Given entries:
## start
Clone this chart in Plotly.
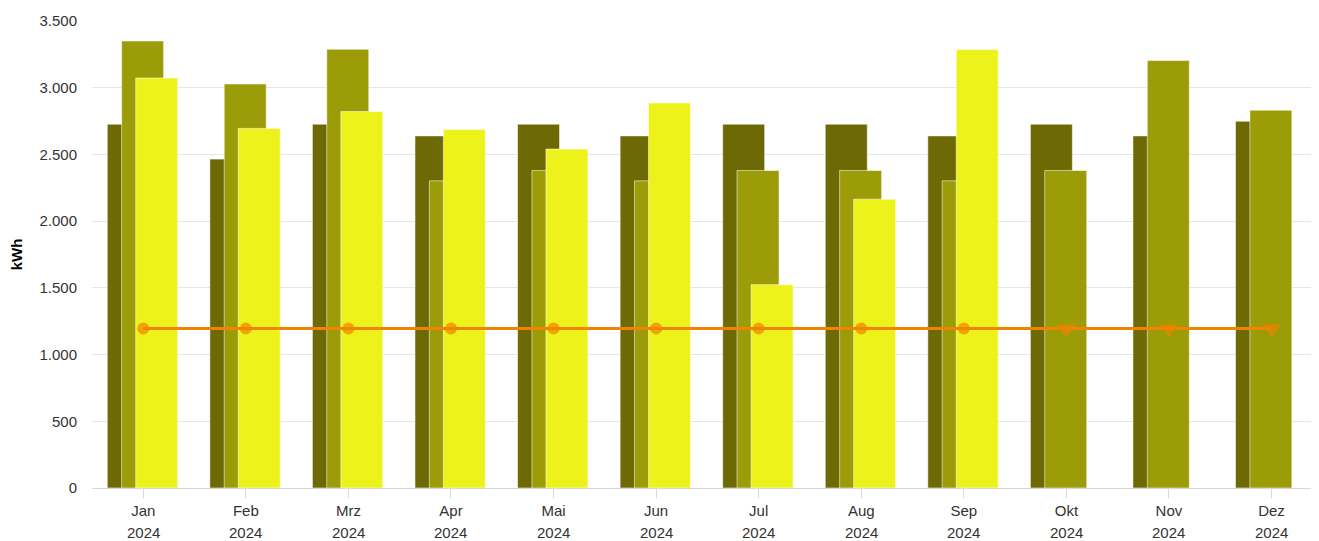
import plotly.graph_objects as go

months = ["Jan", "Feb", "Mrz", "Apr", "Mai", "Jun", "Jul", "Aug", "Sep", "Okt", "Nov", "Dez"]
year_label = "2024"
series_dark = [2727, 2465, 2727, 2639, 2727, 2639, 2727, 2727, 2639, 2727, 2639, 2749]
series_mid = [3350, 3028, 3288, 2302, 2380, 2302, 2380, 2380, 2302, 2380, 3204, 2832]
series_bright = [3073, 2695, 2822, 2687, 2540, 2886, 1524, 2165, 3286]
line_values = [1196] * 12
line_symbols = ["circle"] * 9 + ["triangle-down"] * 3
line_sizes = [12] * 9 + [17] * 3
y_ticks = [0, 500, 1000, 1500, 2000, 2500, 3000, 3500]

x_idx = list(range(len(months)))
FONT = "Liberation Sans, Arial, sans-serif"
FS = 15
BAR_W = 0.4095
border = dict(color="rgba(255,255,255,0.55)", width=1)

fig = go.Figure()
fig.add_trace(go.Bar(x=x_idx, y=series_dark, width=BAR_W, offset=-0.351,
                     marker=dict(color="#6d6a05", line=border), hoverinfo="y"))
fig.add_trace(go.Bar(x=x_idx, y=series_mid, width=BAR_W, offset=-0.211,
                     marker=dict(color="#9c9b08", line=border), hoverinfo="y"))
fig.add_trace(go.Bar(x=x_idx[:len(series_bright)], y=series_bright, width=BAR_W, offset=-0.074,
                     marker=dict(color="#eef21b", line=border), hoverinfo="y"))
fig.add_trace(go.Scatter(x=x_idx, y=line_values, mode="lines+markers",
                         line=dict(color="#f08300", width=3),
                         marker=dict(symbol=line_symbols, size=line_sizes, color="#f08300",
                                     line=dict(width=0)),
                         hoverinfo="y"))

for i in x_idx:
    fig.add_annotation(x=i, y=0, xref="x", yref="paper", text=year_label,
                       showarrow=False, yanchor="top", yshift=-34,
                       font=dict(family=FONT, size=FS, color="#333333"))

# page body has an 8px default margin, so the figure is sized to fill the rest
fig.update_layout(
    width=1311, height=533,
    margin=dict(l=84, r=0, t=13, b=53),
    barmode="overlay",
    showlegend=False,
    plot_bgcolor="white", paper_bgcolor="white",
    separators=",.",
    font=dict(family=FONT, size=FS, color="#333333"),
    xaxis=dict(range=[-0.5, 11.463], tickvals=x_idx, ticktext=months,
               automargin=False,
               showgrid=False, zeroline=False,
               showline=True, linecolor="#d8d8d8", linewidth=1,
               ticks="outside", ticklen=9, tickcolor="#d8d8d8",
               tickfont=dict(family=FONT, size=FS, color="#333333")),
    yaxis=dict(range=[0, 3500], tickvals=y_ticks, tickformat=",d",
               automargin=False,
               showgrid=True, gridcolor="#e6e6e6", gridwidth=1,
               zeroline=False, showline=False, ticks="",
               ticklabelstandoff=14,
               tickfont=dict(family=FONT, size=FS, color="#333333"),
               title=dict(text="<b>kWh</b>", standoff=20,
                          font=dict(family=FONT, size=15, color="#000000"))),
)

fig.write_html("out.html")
## end
## start
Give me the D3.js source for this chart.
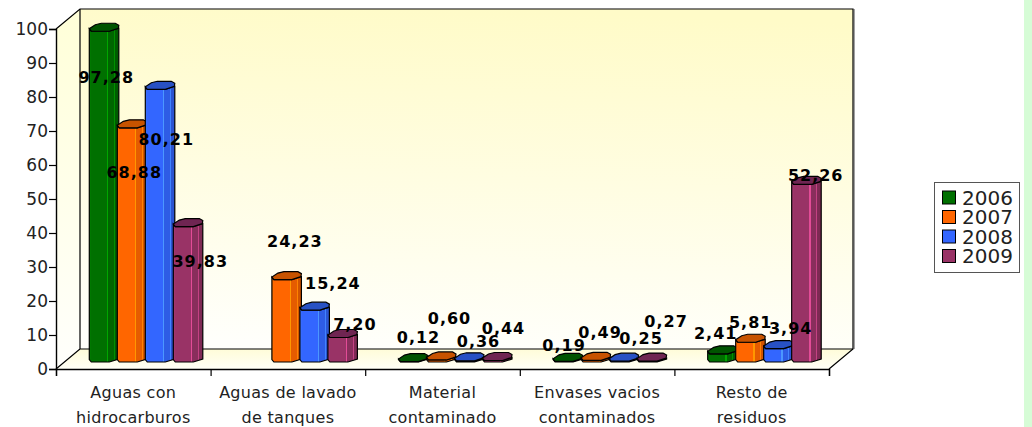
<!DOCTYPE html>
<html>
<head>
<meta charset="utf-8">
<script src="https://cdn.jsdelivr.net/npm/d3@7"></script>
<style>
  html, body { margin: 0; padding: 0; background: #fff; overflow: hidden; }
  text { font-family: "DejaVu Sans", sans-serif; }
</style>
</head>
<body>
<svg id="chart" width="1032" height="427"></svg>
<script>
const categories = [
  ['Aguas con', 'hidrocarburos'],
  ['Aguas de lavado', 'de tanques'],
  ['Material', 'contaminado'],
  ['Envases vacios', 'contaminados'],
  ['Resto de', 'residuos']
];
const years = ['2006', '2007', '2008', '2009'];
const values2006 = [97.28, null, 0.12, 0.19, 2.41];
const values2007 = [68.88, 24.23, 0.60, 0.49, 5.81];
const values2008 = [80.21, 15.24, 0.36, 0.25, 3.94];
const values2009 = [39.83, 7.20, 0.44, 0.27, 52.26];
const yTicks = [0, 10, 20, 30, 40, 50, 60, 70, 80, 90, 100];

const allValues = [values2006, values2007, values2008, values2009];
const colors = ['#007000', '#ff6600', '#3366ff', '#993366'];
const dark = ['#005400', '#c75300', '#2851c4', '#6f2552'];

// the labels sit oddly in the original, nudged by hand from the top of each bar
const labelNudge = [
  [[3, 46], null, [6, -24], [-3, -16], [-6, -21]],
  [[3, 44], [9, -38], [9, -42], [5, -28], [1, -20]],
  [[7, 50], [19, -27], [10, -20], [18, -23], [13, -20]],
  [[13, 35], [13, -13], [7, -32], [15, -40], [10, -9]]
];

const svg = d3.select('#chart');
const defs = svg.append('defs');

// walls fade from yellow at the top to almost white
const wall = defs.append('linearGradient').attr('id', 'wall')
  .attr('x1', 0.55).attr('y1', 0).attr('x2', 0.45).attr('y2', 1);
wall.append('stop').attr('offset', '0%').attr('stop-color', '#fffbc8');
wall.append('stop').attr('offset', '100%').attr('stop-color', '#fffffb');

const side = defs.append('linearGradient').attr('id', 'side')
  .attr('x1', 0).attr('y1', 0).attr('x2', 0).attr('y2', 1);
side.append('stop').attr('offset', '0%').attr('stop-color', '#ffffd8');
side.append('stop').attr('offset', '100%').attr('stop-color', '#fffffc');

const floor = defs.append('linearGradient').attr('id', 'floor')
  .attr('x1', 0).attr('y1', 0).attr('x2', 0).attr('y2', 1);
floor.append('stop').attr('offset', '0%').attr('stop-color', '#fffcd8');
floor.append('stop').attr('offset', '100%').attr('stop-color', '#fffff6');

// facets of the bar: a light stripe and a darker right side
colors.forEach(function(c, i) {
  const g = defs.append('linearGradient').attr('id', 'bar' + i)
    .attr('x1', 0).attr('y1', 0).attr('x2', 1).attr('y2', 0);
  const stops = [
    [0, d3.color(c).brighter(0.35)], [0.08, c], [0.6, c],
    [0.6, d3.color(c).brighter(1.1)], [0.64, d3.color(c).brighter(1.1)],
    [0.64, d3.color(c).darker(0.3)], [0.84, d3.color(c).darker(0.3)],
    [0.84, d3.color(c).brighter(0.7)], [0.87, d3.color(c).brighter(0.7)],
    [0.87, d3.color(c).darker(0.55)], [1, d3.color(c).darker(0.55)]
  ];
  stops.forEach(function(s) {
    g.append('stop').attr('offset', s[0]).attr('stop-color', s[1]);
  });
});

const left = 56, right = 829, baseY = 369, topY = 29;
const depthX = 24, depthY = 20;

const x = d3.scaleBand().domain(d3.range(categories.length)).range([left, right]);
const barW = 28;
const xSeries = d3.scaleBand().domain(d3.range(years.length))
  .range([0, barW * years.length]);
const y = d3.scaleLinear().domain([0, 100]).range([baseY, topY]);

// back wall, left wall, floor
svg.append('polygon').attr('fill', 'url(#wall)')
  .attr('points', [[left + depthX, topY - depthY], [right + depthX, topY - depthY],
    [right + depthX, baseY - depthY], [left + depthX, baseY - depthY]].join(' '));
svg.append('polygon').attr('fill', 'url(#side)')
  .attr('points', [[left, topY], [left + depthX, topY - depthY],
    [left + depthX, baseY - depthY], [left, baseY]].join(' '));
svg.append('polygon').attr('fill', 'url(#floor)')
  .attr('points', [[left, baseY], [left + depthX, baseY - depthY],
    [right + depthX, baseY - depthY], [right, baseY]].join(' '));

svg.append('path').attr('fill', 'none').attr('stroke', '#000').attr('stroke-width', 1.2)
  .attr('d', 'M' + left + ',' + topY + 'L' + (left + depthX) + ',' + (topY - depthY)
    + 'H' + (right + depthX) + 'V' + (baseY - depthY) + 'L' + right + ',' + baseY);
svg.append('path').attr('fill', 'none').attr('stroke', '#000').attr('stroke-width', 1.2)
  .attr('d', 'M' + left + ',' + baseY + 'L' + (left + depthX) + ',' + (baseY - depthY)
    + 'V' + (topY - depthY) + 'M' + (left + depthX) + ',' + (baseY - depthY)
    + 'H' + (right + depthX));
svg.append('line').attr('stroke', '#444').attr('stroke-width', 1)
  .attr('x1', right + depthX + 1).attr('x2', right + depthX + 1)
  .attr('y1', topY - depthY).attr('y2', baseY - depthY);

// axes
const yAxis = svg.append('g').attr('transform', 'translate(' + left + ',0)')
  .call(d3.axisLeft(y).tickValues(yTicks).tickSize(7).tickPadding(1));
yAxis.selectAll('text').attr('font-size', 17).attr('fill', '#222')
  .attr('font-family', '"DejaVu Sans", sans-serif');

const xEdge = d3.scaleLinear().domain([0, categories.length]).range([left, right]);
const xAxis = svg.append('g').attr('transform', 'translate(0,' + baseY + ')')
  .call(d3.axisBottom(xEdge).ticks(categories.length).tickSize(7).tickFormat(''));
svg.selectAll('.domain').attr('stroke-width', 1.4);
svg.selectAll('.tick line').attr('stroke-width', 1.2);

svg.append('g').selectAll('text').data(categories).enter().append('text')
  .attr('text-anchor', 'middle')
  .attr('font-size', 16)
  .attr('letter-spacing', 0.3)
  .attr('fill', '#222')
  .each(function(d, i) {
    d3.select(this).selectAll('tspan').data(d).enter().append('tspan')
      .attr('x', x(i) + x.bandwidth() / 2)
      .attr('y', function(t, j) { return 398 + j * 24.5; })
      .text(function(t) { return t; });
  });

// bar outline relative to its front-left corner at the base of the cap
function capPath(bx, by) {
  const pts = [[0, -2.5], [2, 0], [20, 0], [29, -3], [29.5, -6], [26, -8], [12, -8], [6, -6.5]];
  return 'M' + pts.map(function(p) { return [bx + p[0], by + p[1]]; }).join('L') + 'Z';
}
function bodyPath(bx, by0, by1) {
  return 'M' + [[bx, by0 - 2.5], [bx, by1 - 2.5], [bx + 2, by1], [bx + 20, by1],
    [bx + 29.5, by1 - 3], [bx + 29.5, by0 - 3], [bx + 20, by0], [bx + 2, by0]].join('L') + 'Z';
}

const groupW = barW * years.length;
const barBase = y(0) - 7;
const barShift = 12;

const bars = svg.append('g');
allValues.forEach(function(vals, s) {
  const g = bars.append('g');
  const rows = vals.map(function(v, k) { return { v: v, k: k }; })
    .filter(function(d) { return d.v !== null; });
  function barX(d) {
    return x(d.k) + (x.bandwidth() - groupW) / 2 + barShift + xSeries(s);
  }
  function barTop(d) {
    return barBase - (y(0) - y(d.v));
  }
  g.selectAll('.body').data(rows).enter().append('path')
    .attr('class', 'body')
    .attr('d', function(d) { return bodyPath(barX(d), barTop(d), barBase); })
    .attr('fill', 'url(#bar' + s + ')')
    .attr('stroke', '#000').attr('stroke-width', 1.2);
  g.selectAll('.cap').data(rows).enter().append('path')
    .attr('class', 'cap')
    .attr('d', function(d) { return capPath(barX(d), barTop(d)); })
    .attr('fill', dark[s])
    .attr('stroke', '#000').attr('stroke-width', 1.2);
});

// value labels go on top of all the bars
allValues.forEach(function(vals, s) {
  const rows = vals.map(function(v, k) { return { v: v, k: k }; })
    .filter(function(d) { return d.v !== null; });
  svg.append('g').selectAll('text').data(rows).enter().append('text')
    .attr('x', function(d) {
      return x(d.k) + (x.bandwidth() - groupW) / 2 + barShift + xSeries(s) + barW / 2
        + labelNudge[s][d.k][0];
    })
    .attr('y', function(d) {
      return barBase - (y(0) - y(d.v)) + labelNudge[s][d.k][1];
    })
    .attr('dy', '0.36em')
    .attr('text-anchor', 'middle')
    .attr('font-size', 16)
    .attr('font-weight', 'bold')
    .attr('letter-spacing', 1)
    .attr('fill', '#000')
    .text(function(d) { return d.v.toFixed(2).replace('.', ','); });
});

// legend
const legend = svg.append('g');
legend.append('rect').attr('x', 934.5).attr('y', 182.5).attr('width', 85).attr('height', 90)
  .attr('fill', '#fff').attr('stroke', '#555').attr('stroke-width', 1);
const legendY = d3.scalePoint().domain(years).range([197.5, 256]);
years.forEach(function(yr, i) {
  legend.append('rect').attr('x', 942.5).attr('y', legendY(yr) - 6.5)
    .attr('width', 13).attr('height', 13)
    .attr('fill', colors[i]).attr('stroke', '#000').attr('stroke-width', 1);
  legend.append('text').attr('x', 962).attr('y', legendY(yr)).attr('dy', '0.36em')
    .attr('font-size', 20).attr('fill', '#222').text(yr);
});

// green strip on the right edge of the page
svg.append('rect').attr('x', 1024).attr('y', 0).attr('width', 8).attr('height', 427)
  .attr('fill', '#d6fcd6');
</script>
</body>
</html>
## end
What is needed:
Retype the lines above exactly as they appear, from the line containing "Clone this chart in Plotly." through the line containing "import plotly.graph_objects as go", and leave out any pictures.

Exercise answer:
Clone this chart in Plotly.
import plotly.graph_objects as go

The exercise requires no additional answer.